The course began with the first section, data acquisition. He started with a brief tutorial on setting up and using Google Colab. Then, he showed the codes on how to import and read .CSV dataset files from a public repository which uses PANDAS library. Next, he goes through the code sections which includes viewing data, adding header, getting basic info of the dataset and exporting the dataset to a new file. He then answered any questions that arise from the participants before moving on to the next section. The second section involves data pre-processing in which it is a process to clean the data and transform it into a format that is ready for analysis. It begins with identifying missing value and replacing them with a Not a Number(NaN) notation for computational speed and convenience. Next, he showed how to deal with missing data by dropping or replacing them accordingly. Then, the format of the data needs to be checked to ensure they are correct (whether they are float or integer). Afterwards, he showed how to standardize and normalize the data. Before continuing, he answered some participant questions and take a break for around 7 minutes until 10.40am. After break, Dr. Chan proceeds to continue the rest of the data pre-processing section. The next step involves binning which is grouping columns for simplifying analysis. Then, moved on to indicator variables for labelling categories. Finally, he showed again on how to export the data and managing the files generated in the Google Colab.

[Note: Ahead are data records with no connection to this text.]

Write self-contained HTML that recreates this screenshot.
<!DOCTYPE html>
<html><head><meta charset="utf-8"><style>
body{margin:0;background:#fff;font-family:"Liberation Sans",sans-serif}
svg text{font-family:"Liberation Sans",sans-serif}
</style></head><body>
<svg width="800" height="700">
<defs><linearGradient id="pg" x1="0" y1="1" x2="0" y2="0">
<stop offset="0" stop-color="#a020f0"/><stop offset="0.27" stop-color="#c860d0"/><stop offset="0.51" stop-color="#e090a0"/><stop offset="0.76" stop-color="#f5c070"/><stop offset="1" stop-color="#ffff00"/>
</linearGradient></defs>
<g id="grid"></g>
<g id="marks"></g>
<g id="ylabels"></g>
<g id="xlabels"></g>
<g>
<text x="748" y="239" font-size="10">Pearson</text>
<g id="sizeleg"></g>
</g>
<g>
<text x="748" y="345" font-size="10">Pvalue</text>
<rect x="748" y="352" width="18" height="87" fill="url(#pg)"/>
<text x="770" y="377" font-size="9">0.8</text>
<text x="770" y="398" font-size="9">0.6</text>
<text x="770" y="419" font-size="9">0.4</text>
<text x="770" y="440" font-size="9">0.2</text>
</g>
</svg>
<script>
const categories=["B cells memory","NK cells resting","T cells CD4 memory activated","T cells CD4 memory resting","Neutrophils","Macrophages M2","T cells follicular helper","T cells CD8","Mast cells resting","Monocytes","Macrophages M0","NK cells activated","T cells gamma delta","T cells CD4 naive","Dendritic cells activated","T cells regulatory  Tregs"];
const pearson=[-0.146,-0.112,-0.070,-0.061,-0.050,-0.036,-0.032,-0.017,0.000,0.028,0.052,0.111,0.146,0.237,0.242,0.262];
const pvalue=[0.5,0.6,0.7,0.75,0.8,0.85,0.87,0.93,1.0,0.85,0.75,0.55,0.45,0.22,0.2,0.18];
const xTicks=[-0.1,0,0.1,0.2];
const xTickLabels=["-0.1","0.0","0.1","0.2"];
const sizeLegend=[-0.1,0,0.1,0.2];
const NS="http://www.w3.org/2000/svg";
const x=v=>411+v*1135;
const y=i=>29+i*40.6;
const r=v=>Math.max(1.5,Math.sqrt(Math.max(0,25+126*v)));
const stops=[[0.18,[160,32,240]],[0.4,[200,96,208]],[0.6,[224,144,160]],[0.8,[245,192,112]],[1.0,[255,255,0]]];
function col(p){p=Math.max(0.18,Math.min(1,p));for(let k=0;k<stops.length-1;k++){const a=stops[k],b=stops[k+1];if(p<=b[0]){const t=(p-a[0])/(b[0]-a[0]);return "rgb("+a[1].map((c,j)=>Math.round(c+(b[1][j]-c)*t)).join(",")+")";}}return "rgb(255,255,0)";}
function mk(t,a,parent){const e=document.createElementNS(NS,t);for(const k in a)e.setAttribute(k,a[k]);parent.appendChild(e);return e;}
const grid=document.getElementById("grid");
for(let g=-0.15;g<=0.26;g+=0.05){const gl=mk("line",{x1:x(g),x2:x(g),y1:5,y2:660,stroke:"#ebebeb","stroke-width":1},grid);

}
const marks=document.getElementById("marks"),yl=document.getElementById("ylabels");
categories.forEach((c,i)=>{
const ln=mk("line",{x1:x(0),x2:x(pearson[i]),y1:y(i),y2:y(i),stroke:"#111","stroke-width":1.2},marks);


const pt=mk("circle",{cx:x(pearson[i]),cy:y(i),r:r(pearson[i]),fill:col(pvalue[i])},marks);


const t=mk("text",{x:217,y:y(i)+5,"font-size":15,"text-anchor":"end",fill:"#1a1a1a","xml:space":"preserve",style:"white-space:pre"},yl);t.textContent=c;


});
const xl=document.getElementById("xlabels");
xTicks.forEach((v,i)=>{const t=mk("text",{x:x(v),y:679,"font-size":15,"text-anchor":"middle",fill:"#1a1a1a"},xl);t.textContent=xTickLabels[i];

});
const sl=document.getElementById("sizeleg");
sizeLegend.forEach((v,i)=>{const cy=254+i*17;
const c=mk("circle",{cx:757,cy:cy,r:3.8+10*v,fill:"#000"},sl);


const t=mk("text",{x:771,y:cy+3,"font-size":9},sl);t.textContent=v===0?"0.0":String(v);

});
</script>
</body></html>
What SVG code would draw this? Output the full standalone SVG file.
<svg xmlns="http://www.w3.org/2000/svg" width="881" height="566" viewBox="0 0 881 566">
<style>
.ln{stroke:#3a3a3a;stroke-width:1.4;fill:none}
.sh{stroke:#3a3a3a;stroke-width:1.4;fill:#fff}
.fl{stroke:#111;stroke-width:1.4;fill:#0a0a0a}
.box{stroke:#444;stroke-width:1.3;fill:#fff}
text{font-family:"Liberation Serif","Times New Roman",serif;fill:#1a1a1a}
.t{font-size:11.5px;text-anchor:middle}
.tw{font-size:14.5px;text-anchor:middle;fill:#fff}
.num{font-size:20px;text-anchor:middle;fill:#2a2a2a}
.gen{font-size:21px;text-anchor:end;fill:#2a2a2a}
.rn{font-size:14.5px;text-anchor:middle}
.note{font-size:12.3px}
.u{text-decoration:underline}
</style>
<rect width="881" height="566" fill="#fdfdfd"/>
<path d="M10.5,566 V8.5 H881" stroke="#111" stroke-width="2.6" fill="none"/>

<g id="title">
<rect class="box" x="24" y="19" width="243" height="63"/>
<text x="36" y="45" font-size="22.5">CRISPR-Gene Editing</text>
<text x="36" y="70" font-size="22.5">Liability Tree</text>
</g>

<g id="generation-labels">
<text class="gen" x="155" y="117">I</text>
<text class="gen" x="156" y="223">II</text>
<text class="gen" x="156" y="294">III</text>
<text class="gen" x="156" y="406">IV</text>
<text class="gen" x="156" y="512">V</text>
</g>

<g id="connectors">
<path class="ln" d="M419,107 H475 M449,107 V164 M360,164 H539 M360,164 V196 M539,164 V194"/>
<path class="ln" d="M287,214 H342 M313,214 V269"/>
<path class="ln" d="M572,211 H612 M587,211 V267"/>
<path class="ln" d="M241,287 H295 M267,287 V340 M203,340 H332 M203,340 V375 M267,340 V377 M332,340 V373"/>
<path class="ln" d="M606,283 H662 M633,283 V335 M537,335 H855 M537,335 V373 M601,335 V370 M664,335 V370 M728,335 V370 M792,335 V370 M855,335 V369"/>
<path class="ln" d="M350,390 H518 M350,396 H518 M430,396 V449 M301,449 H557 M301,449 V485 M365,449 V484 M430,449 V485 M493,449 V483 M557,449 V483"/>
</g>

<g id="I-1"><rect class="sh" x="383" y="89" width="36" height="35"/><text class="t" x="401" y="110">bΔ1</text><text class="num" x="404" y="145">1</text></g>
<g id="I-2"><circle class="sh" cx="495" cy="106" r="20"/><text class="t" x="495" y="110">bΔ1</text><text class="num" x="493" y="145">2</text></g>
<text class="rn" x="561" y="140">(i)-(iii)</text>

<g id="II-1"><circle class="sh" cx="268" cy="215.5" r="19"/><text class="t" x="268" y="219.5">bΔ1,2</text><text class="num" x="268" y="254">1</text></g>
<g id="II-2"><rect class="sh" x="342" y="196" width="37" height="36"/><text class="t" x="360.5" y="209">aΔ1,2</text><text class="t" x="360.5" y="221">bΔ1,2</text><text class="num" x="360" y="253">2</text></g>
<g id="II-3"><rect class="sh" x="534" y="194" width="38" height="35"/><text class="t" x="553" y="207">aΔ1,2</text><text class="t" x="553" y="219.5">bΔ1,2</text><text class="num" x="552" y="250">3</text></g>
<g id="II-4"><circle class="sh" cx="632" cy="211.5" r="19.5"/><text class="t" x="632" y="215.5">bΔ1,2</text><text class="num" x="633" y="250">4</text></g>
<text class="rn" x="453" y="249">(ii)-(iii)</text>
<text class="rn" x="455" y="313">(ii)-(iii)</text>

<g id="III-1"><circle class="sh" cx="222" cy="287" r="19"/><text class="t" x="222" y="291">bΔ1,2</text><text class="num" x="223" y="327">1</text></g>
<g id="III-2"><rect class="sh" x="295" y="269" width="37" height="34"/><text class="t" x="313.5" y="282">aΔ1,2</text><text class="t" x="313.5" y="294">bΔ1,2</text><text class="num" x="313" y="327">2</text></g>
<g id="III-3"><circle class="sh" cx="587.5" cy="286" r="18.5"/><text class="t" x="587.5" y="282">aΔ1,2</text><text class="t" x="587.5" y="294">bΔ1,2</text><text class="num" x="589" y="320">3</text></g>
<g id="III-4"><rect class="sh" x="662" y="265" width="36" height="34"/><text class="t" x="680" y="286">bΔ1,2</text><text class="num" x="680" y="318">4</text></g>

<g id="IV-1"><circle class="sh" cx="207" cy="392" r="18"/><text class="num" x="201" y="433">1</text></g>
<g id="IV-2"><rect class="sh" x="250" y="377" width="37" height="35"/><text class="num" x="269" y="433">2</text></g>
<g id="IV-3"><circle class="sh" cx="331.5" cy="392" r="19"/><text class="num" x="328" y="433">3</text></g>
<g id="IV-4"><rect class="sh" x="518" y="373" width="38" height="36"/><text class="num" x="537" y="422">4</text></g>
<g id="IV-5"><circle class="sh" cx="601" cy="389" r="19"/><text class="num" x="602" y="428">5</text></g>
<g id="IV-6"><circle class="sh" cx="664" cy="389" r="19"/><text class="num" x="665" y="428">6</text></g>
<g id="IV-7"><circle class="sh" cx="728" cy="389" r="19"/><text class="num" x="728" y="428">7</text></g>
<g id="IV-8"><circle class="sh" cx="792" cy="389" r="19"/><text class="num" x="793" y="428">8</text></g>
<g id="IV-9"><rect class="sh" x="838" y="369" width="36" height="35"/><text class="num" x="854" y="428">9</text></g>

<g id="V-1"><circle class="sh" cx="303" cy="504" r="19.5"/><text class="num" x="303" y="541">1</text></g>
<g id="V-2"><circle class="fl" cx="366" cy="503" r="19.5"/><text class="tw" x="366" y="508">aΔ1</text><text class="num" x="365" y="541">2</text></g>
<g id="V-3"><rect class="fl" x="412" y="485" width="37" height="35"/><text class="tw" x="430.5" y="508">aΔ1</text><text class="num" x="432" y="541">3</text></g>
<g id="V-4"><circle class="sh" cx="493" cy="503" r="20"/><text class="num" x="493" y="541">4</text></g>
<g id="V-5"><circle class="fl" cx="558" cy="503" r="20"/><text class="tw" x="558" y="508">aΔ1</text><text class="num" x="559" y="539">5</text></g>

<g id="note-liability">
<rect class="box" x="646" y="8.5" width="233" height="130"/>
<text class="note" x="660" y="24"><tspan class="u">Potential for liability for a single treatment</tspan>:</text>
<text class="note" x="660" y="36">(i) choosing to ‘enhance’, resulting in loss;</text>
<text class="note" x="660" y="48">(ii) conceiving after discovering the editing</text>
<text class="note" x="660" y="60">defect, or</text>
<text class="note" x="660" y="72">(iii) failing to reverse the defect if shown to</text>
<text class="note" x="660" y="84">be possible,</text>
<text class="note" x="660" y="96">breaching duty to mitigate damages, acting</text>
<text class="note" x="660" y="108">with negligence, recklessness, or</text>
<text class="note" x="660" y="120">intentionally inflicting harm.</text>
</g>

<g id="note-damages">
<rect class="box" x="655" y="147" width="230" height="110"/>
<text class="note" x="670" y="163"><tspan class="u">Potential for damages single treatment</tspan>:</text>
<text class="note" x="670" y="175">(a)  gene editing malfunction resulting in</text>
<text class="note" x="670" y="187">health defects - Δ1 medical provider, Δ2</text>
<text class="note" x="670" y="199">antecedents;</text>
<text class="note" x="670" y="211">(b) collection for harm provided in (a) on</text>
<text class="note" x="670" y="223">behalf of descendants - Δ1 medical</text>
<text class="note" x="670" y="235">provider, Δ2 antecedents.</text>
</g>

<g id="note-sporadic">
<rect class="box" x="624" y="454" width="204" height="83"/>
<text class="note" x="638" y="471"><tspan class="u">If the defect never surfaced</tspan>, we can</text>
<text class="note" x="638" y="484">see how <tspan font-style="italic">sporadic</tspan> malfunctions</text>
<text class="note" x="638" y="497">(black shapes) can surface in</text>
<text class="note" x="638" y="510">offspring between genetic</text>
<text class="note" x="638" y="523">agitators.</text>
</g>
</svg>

Afterwards, Dr. Chan moved on to the next section of the course, which is exploratory data analysis. This process uses the Seaborn and Matplotlib libraries. He mentioned that this section does not fully cover the full features of the libraries as different expertise will use different functions and methods. He then goes through the basics of the analytical process including continuous numerical variables, categorical variables, descriptive statistical analysis and basics of grouping. Then, he moved on to the visualization section and showed some examples of the visualization capability of the library including heat map and box plot. After that, there was an extra section where he touched on correlation, causation and analysis of variance (ANOVA). Finally, he showed the important variables relating to the data that was extracted from the analytical process, which he suggests can be used for machine learning (ML) modelling. He then went back to the slides and showed a summary of the Python ML deployment steps.

The speaker’s session ended around 11:30 am. Afterwards, a Q&A session was held until the end of the structured course at 12pm. There were many excellent questions and the speaker manages to answer all the questions. To wrap up the course, a photography session was held and the moderator took screenshots of all the participants. Overall, the structured course was held without any major issues. There were some slight interruptions from some unmuted microphones from participants but it was swiftly dealt with by the host. To conclude, the participants appreciate all the efforts by the SPS UTM and PGSS SC as the organizers. Additionally, 311 out of the 324 participants rate this structured course 4 and 5 stars in terms of the overall rating. From the feedbacks, the participants are very satisfied with Dr. Chan’s explanation and his interaction with the participants. Some also would like a continual course for more in depth learning of the topic. This course outcome will give a boost to motivation for PGSS SC to organize more workshops like this.